This editorial by Michael G. Bailey was published in the Arizona Daily Star on October 10, 2020. Bailey is is the United States attorney for the district of Arizona.
U.S. Attorney: The epidemic lurking in the shadow of the pandemic
Twenty-seven hundred dead through July. Not coronavirus. Opioids.
In the first seven months of 2020, the Arizona Department of Health Services reported over 2,700 newly suspected opioid overdose deaths in Arizona. What makes this figure more startling is that there were just over 3,800 suspected opioid deaths in the preceding 30 months. The problem is escalating, and rapidly.
While we navigate a pandemic, we can’t lose sight of the epidemic that is opioid abuse. And that epidemic is fueled by illicit fentanyl — the most dangerous drug we have confronted as a nation.
Prescription fentanyl has legitimate medical uses. But illicit fentanyl, fentanyl made illegally in China and Mexico, is deadly. With fentanyl there is no long and sad story of “fentanyl addiction.” Today, too many of us are only a friend-of-a-friend removed from knowing someone who, believing they’d tried a pain pill they got from a trusted source, overdosed and died because the pill was laced with illicit fentanyl.
Just a few years ago, the opioid epidemic was driven largely by opioids like heroin, morphine, and prescription pain pills. Today, the Mexican drug cartels are trafficking synthetic opioids like fentanyl and carfentanil that are manufactured in Mexico or China. One method the cartels use to move the drug is in the form of counterfeit prescription pills. The most common are blue M30 pills that look like prescription oxycodone pills, but are really fentanyl mixed with some filler. The cartels use pill presses — easily purchased online — to press fentanyl into the shape and color of any prescription pill (counterfeit Percocet or Xanax are common). The fakes look so authentic that it often takes an expert to distinguish a counterfeit pill from the real thing.
Because fentanyl is up to 100 times more potent than morphine, the risk of overdose and death is not only higher, but is present with every single use. As little as 2 milligrams of fentanyl can be lethal. And drug cartels aren’t in the quality control business. Their labs are often just abandoned structures where large sticks are used to mix fentanyl paste in metal vats. A batch can produce two pills that, though identical in appearance, contain wildly different fentanyl concentrations. When the difference between life and death is measured in milligrams, the consumption of a fake pill is nothing but a game of Russian roulette.
In 2019, the DEA in Arizona seized over 2,000,000 counterfeit oxycodone pills containing fentanyl and related substances. Local law enforcement agencies have seized another 300,000 pills. Authorities at our borders have caught over 300 school-age children trying to smuggle these drugs into the United States. The problem is so significant that Attorney General William Barr visited Arizona in September to talk about these issues. But the reality is that even with all we are doing to investigate and prosecute the responsible parties, these dangerous, counterfeit pills are still making their way into our communities, and we all need to do more.

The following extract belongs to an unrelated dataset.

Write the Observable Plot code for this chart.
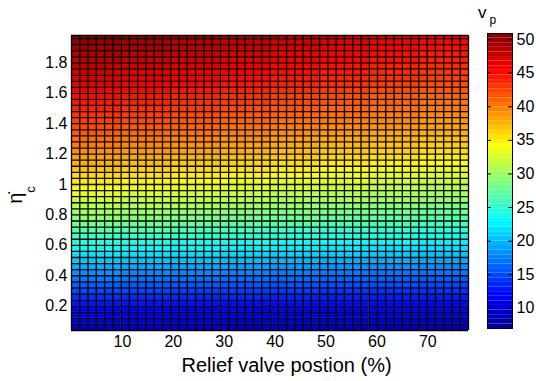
<!DOCTYPE html>
<html><head><meta charset="utf-8">
<script src="https://cdn.jsdelivr.net/npm/d3@7"></script>
<script src="https://cdn.jsdelivr.net/npm/@observablehq/plot@0.6"></script>
<style>
body{margin:0;background:#fff}
#wrap{position:relative;width:536px;height:381px}
#wrap svg{position:absolute;left:0;top:0}
</style>
</head><body><div id="wrap"></div>
<script>
// v_p values, rows bottom (eta=0.04..0.08) to top (1.94..1.98); 8 column groups across x
const vpRows = [
[9.6,9.5,9.4,9.3,9.3,9.2,9.1,9.0],
[10.3,10.3,10.2,10.1,10.0,9.9,9.9,9.8],
[11.1,11.0,10.9,10.9,10.8,10.7,10.6,10.5],
[11.9,11.8,11.7,11.6,11.5,11.4,11.4,11.3],
[12.8,12.7,12.6,12.5,12.4,12.3,12.2,12.1],
[13.9,13.8,13.7,13.6,13.4,13.3,13.2,13.1],
[15.0,14.9,14.7,14.6,14.5,14.3,14.2,14.1],
[16.1,15.9,15.8,15.6,15.5,15.3,15.2,15.0],
[17.2,17.0,16.8,16.7,16.5,16.3,16.2,16.0],
[18.3,18.1,18.0,17.8,17.6,17.4,17.2,17.1],
[19.6,19.4,19.2,19.0,18.8,18.6,18.4,18.2],
[20.8,20.6,20.4,20.2,19.9,19.7,19.5,19.3],
[22.0,21.8,21.6,21.3,21.1,20.9,20.7,20.4],
[23.3,23.0,22.8,22.5,22.3,22.0,21.8,21.6],
[24.5,24.2,23.9,23.7,23.4,23.2,22.9,22.6],
[25.6,25.3,25.0,24.8,24.5,24.2,23.9,23.6],
[26.8,26.5,26.2,25.9,25.6,25.3,25.0,24.7],
[27.9,27.6,27.3,26.9,26.6,26.3,26.0,25.7],
[29.1,28.7,28.4,28.0,27.7,27.4,27.0,26.7],
[30.1,29.8,29.4,29.0,28.7,28.3,28.0,27.6],
[31.1,30.7,30.4,30.0,29.6,29.2,28.9,28.5],
[32.1,31.7,31.3,30.9,30.5,30.1,29.7,29.3],
[33.1,32.7,32.3,31.9,31.4,31.0,30.6,30.2],
[34.1,33.7,33.2,32.8,32.4,31.9,31.5,31.1],
[35.0,34.6,34.1,33.7,33.2,32.8,32.3,31.9],
[35.8,35.4,34.9,34.5,34.0,33.6,33.1,32.6],
[36.7,36.2,35.7,35.3,34.8,34.3,33.9,33.4],
[37.5,37.0,36.5,36.1,35.6,35.1,34.6,34.1],
[38.3,37.8,37.3,36.9,36.4,35.9,35.4,34.9],
[39.1,38.6,38.1,37.6,37.1,36.6,36.1,35.6],
[39.8,39.3,38.8,38.3,37.8,37.2,36.7,36.2],
[40.5,40.0,39.5,39.0,38.4,37.9,37.4,36.9],
[41.3,40.7,40.2,39.6,39.1,38.6,38.0,37.5],
[42.0,41.4,40.9,40.3,39.8,39.2,38.7,38.2],
[42.6,42.1,41.5,41.0,40.4,39.8,39.3,38.7],
[43.2,42.7,42.1,41.5,41.0,40.4,39.8,39.3],
[43.8,43.2,42.7,42.1,41.5,40.9,40.4,39.8],
[44.4,43.8,43.2,42.7,42.1,41.5,40.9,40.3],
[45.0,44.4,43.8,43.2,42.6,42.0,41.4,40.8],
[45.7,45.1,44.5,43.9,43.3,42.7,42.1,41.5],
[46.2,45.6,45.0,44.4,43.8,43.2,42.6,42.0],
[46.7,46.1,45.5,44.9,44.3,43.7,43.1,42.5],
[47.2,46.6,46.0,45.4,44.8,44.2,43.5,42.9],
[47.7,47.1,46.5,45.9,45.2,44.6,44.0,43.4],
[48.3,47.6,47.0,46.4,45.7,45.1,44.5,43.8],
[48.8,48.2,47.5,46.9,46.2,45.6,44.9,44.3],
[49.3,48.7,48.0,47.4,46.7,46.0,45.4,44.7],
[49.9,49.2,48.5,47.8,47.2,46.5,45.8,45.1],
[50.4,49.7,49.0,48.3,47.6,46.9,46.2,45.5]
];
const yEdges = [0.04,0.08,0.12,0.16,0.2,0.24,0.28,0.32,0.36,0.4,0.44,0.48,0.52,0.56,0.6,0.64,0.68,0.72,0.76,0.8,0.84,0.88,0.92,0.96,1.0,1.04,1.08,1.12,1.16,1.2,1.24,1.28,1.32,1.36,1.4,1.44,1.48,1.52,1.56,1.6,1.64,1.68,1.72,1.76,1.8,1.84,1.88,1.92,1.96,1.98];
const xGroupEdges = [0,9.75,19.5,29.25,39,48.75,58.5,68.25,78];
const xGrid = [0,1.625,3.25,4.875,6.5,8.125,9.75,11.375,13,14.625,16.25,17.875,19.5,21.125,22.75,24.375,26,27.625,29.25,30.875,32.5,34.125,35.75,37.375,39,40.625,42.25,43.875,45.5,47.125,48.75,50.375,52,53.625,55.25,56.875,58.5,60.125,61.75,63.375,65,66.625,68.25,69.875,71.5,73.125,74.75,76.375,78];
const xTicks = [10,20,30,40,50,60,70];
const yTicks = [0.2,0.4,0.6,0.8,1,1.2,1.4,1.6,1.8];
const cbTicks = [10,15,20,25,30,35,40,45,50];
const xLabel = "Relief valve postion (%)";

const font = "'Liberation Sans', Arial, sans-serif";
const colorScale = {type:"linear", domain:[7,11.9,23,34.2,45.3,50.9],
  range:["#000090","#0000ff","#00ffff","#ffff00","#ff0000","#800000"], interpolate:"rgb", clamp:true};

const cells = vpRows.flatMap((row,i)=>row.map((v,k)=>({x1:xGroupEdges[k],x2:xGroupEdges[k+1],y1:yEdges[i],y2:yEdges[i+1],v})));

const main = Plot.plot({
  width:536,height:381,marginLeft:71,marginRight:68,marginTop:35,marginBottom:51,
  style:{fontFamily:font,fontSize:"16px",background:"transparent",color:"black"},
  x:{domain:[0,78],ticks:xTicks,tickSize:0,tickPadding:5,label:null},
  y:{domain:[0.04,1.98],ticks:yTicks,tickSize:0,tickPadding:4,label:null,tickFormat:d=>String(d)},
  color:colorScale,
  marks:[
    Plot.rect(cells,{x1:"x1",x2:"x2",y1:"y1",y2:"y2",fill:"v"}),
    Plot.ruleX(xGrid,{y1:0.04,y2:1.98,stroke:"black",strokeWidth:1.3}),
    Plot.ruleY(yEdges,{x1:0,x2:78,stroke:"black",strokeWidth:1.3}),
    Plot.text([xLabel],{frameAnchor:"bottom-left",dx:110,dy:41,textAnchor:"start",fontSize:20,fill:"black"})
  ]
});

const levels = d3.range(64).map(i=>({y1:7+i*43.9/64,y2:7+(i+1)*43.9/64,v:7+(i+0.5)*43.9/64}));
const cbar = Plot.plot({
  width:536,height:381,marginLeft:487,marginRight:24,marginTop:33,marginBottom:53,
  style:{fontFamily:font,fontSize:"16px",background:"transparent",color:"black"},
  x:{domain:[0,1],axis:null},
  y:{domain:[7,50.9],ticks:cbTicks,tickSize:0,tickPadding:4,label:null,axis:"right"},
  color:colorScale,
  marks:[
    Plot.rect(levels,{x1:0,x2:1,y1:"y1",y2:"y2",fill:"v"}),
    Plot.tickY(cbTicks,{y:d=>d,insetLeft:21,stroke:"black"}),
    Plot.tickY(cbTicks,{y:d=>d,insetRight:21,stroke:"black"}),
    Plot.frame({stroke:"black"})
  ]
});

const wrap = document.getElementById("wrap");
wrap.appendChild(main);
wrap.appendChild(cbar);

const svg = d3.select(main);
const yl = svg.append("text").attr("transform","translate(22,195) rotate(-90)")
  .attr("font-family",font).attr("font-size",20).attr("fill","black");
yl.append("tspan").text("\u03B7\u0307");
yl.append("tspan").attr("dy",13).attr("font-size",13).text("c");

const vl = svg.append("text").attr("x",487).attr("y",18)
  .attr("font-family",font).attr("font-size",17).attr("fill","black");
vl.append("tspan").text("v");
vl.append("tspan").attr("dx",3).attr("dy",6).attr("font-size",12).text("p");
</script>
</body></html>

Education about the dangers of opioids is essential. Before the coronavirus, my office reached out to school districts across Arizona to teach children about the dangers of these drugs. Over a six month period, we educated more than 20,000 students, and planned to reach 100,000 students by the end of 2020. But the pandemic has for now thwarted that plan to slow the epidemic. As we await normalcy’s return, and with it, the return of all kids to the classroom, we need you — parents, grandparents, sisters, brothers, friends, and the media – to take up this cause and flatten this curve.